И, заметьте, товарищ этот был трезвый, не бредил. Пришлось ему объяснить, что он нытик и маловер и что партия ни на какие жертвы нас не посылала, а послала воевать с врагом.
— Что вы?! Прикажите, и я готов, как, помните, в знаменитой пьесе «Салют Испания», взорвать себя вместе с вражеским штабом!
Прошел год, и товарищ научился взрывать немецкие штабы и эшелоны, сам оставаясь невредимым. В 1944 году он получил звание Героя Советского Союза. Я ему при случае напомнил этот разговор.
— Признаюсь, — сказал он, — не верил, что мы способны оказать немцам серьезное сопротивление. Думал: раз нам суждено погибнуть, так давайте же поскорее и покрасивее.
О подобной красоте не только он один заботился. Мельком я упоминал уже об артисте черниговской драмы Васе Коновалове. Он и теперь здравствует. Воевал хорошо, награжден. Но в самом начале… Как-то раз ночью явился он с группой актеров в Черниговский обком, прямо в мой кабинет, с просьбой принять их в формирующийся партизанский отряд. Я его включил в списки. В ту же ночь он получил винтовку. Так, с винтовкой, и пошел домой прощаться. Потом, у партизанского костра, сам рассказывал:
— Возвращаюсь домой, настроение лихое, в бой бы с таким настроением. А надо спать ложиться. Ложусь и винтовку с собой в постель.

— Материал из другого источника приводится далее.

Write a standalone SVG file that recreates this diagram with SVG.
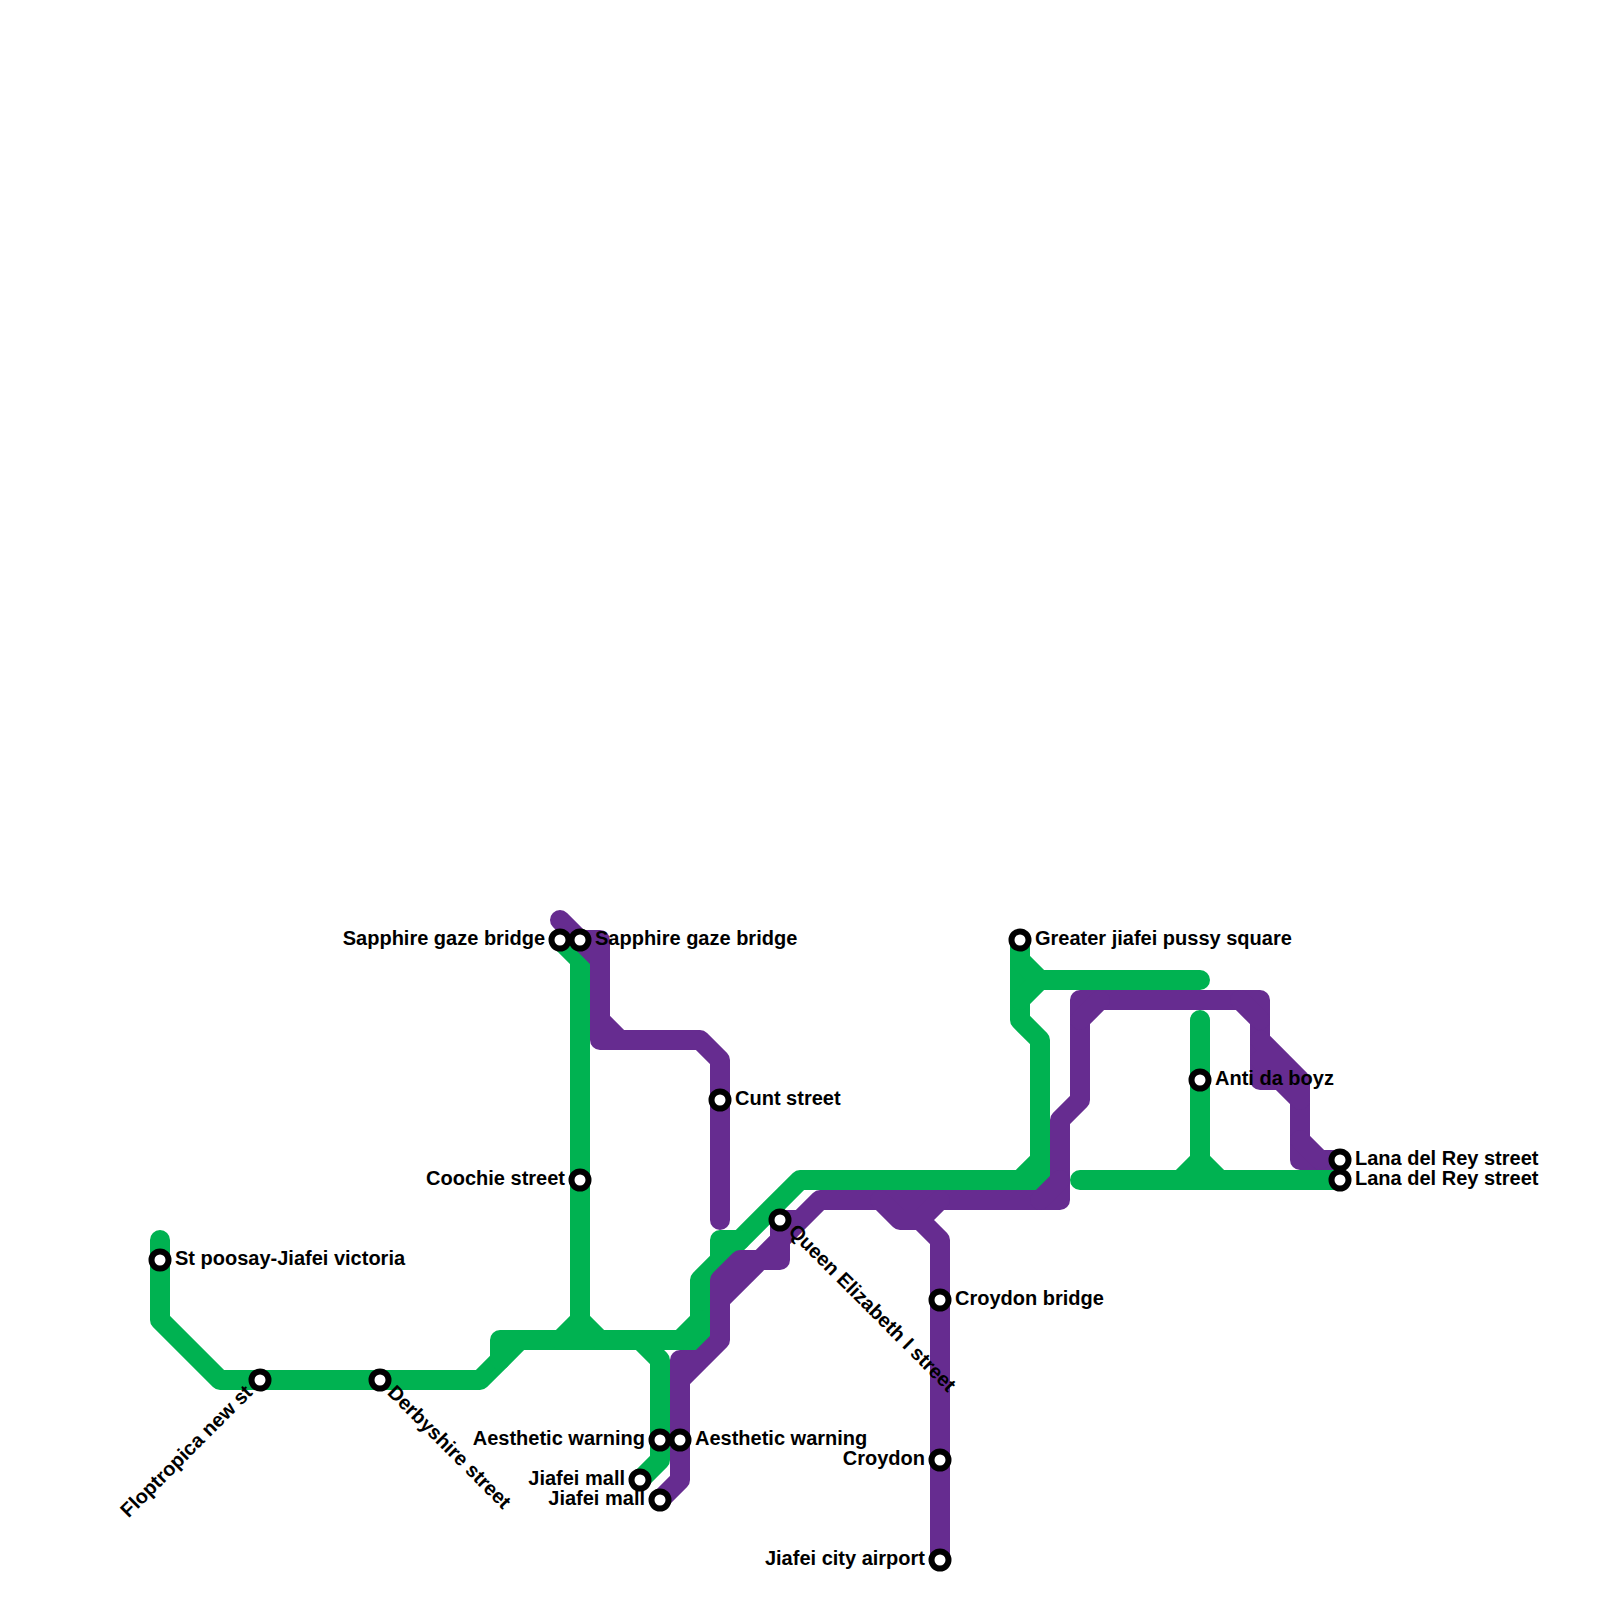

Так многие молодые люди романтично воспринимали свое вступление в партизаны. Но надо было этим молодым людям показать труд войны, надо было научить их преодолевать трудности.
В эти же дни всеобщих переживаний произошел у меня разговор по душам с Громенко.
Он вернулся из «отпуска». После совещания с командирами я позволил ему отлучиться. Отправился он к жене с партизанскими подарками. Дали ему меду, масла, леденцов, печенья. Дали ему сотню патронов, два пистолета, пару гранат.
В отлучке Громенко был пять дней. Два дня путешествовал туда, два обратно, а у жены пробыл всего лишь ночь и часть утра. Отчитался он коротко:
— Командир первого взвода Громенко. Вернулся из отпуска. Все в порядке. Разрешите приступить к исполнению обязанностей?
Часа через два я снова увидел его среди бойцов первого взвода. Он усадил их кружком и что-то горячо говорил. Я тоже присел послушать. Громенко сказал мне, что проводит политбеседу, и продолжал:
— Каждому из нас, товарищи, следует пересмотреть наново всю свою жизнь…
«Куда он гнет? — думал я. — Что это за философские беседы с бойцами?» Но смолчал и стал слушать дальше. Тем более, что, судя по выражению лиц, бойцы беседой были увлечены.